All Projects
showcAIse logo
LauzHack 2025··personal·prototype

showcAIse — AI Presentation Coach

AI-powered presentation analysis tool with voice cloning — upload a video, get delivery feedback, confidence scoring, and an improved version in your own voice. Built at LauzHack 2025, winning 3rd place overall and 2nd in the Huawei Challenge.

mlwebnlp
  • 3rd place overall at LauzHack 2025, 2nd place Huawei Challenge — built in under 48 hours
  • Voice cloning pipeline: extracts audio, generates improved script, re-synthesizes in the speaker's own voice using XTTS v2
  • Real-time presentation analysis: confidence scoring, filler word detection, sentiment tracking, and actionable recommendations
  • Multi-container Docker architecture with FastAPI backend, React frontend, and ML model serving
Stack
PythonFastAPIReactDockerCoqui TTSDistilBERTTogether AI
RoleTeam lead
Team4 people

Overview

3rd place overall | 2nd place Huawei Challenge — LauzHack 2025, EPFL

Built in under 48 hours at LauzHack, EPFL's annual hackathon. I led a team of 4 to build an AI presentation coach that analyzes your speaking performance and can regenerate an improved version of your presentation in your own voice.

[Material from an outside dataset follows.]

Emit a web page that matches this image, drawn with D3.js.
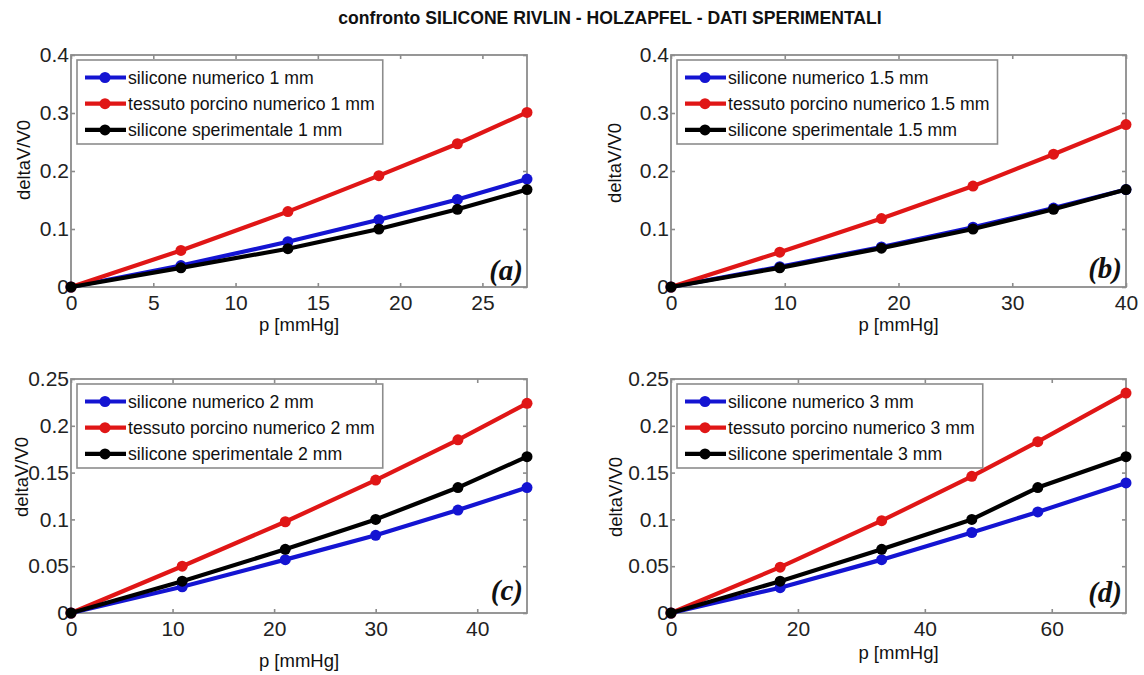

The presentation itself was part of the demo — we deliberately started poorly (lots of "ums", "uhs", awkward pauses), then stopped and said: "We can tell we're presenting badly... if only there was some tool that could help us do better." From there we showed showcAIse analyzing our own bad delivery in real-time and suggesting improvements. The judges loved it.

How It Works

Upload a presentation video and the platform delivers:

  1. Overview Dashboard — word count, speaking pace, filler word frequency, overall confidence score (0–100)
  2. Key Moments — identifies strong and weak segments with specific categorization and improvement suggestions
  3. Sentiment Analysis — tone evaluation and emotional progression throughout the presentation
  4. Delivery Metrics — confidence breakdowns, performance timelines, detailed speech analysis
  5. Recommendations — prioritized actionable improvements by severity
  6. Voice Cloning — generates an improved version of your presentation in your own voice, with filler words removed and uncertain language replaced with confident phrasing
  7. Transcript View — full text with highlighted filler words and hedge phrases

Voice Cloning Pipeline

The standout feature. The pipeline:

  1. Extracts audio from the uploaded video (MoviePy + FFmpeg)
  2. Transcribes using Together AI's Whisper API
  3. Generates an improved script — removes fillers ("um", "uh", "like"), replaces hedge words ("I guess", "kind of") with confident alternatives
  4. Clones the speaker's voice using Coqui TTS XTTS v2 (~2GB model)
  5. Outputs a WAV file with the improved presentation in the original speaker's voice

Processing takes 1–2 minutes after the initial model download.

Confidence Scoring

The scoring algorithm starts at a base of 50 and adjusts across five dimensions:

  • Pacing (±25): optimal range 130–160 words per minute
  • Filler Words (±30): threshold penalties at 4%, 8%, 15% filler rate
  • Sentiment (±20): positive/negative/neutral tone via DistilBERT
  • Language Quality (±15): hedge word detection via regex patterns
  • Final score: 0–100, with 70+ classified as strong delivery

Technical Stack

Backend: FastAPI (Python 3.11.6), Together AI Whisper for transcription, Coqui TTS XTTS v2 for voice synthesis, DistilBERT for sentiment analysis, MoviePy + FFmpeg for media processing

Frontend: React 18.2 with segment-isolated video player (auto-pauses at defined boundaries for focused review)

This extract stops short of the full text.